▶ To do
Reproduce exactly the lines below, from the first one through the line containing "ax = fig.add_axes([0.0731, 0.2553, 0.9218, 0.6891])", and omit any pictures.

▶ Data

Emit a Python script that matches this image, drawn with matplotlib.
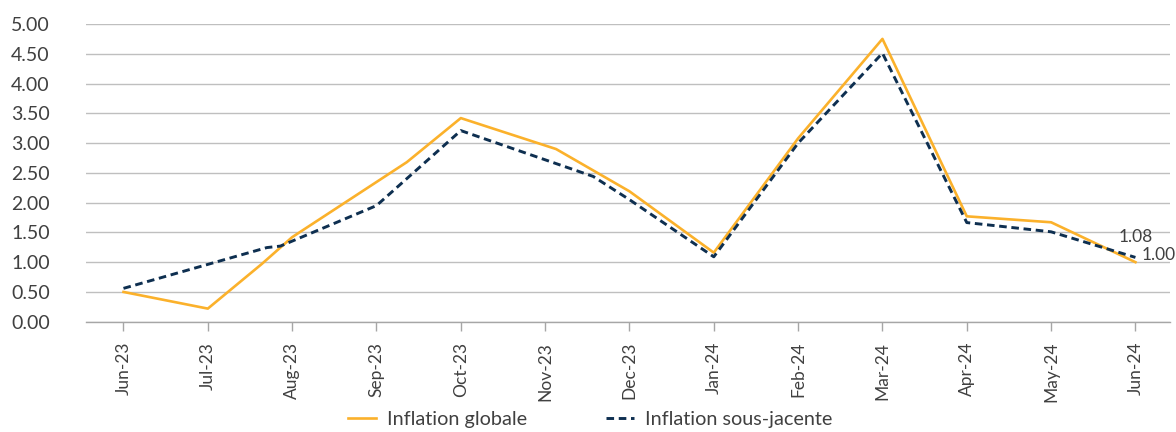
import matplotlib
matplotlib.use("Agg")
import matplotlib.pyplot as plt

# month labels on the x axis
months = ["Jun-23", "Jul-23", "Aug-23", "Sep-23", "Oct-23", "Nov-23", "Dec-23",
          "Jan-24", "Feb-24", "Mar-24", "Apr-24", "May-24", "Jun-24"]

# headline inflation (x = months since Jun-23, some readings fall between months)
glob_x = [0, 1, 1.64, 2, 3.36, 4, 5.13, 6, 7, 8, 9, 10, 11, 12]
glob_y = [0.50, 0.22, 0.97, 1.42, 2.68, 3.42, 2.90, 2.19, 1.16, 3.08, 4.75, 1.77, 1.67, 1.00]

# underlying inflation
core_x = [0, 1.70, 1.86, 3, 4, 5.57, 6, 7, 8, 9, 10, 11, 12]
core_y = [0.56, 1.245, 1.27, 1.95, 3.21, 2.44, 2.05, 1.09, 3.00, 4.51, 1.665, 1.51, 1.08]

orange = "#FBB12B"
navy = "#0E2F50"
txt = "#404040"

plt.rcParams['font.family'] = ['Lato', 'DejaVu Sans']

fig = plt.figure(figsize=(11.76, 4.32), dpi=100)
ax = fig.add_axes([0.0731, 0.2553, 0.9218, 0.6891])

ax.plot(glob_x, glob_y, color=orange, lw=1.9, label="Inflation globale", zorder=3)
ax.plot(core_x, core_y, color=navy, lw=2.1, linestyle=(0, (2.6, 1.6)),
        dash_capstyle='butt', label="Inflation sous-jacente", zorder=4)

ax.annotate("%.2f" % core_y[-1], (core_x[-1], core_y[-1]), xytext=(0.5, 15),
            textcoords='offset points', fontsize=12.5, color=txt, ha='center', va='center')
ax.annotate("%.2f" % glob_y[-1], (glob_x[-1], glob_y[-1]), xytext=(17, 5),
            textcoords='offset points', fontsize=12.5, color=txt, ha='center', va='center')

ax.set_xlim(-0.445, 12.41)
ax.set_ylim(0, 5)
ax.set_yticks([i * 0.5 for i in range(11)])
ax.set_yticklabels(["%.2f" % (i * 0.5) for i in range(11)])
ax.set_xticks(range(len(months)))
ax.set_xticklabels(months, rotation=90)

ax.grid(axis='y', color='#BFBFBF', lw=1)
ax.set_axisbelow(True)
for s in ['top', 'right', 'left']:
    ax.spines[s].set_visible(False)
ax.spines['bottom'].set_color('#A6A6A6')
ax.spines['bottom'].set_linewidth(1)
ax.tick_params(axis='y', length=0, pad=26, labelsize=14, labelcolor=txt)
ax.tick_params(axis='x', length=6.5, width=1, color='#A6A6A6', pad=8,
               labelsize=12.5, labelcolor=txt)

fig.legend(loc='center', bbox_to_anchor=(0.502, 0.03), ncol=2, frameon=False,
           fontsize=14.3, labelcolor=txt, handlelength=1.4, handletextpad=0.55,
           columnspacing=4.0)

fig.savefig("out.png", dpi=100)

▶ Correct output
Emit a Python script that matches this image, drawn with matplotlib.
import matplotlib
matplotlib.use("Agg")
import matplotlib.pyplot as plt

# month labels on the x axis
months = ["Jun-23", "Jul-23", "Aug-23", "Sep-23", "Oct-23", "Nov-23", "Dec-23",
          "Jan-24", "Feb-24", "Mar-24", "Apr-24", "May-24", "Jun-24"]

# headline inflation (x = months since Jun-23, some readings fall between months)
glob_x = [0, 1, 1.64, 2, 3.36, 4, 5.13, 6, 7, 8, 9, 10, 11, 12]
glob_y = [0.50, 0.22, 0.97, 1.42, 2.68, 3.42, 2.90, 2.19, 1.16, 3.08, 4.75, 1.77, 1.67, 1.00]

# underlying inflation
core_x = [0, 1.70, 1.86, 3, 4, 5.57, 6, 7, 8, 9, 10, 11, 12]
core_y = [0.56, 1.245, 1.27, 1.95, 3.21, 2.44, 2.05, 1.09, 3.00, 4.51, 1.665, 1.51, 1.08]

orange = "#FBB12B"
navy = "#0E2F50"
txt = "#404040"

plt.rcParams['font.family'] = ['Lato', 'DejaVu Sans']

fig = plt.figure(figsize=(11.76, 4.32), dpi=100)
ax = fig.add_axes([0.0731, 0.2553, 0.9218, 0.6891])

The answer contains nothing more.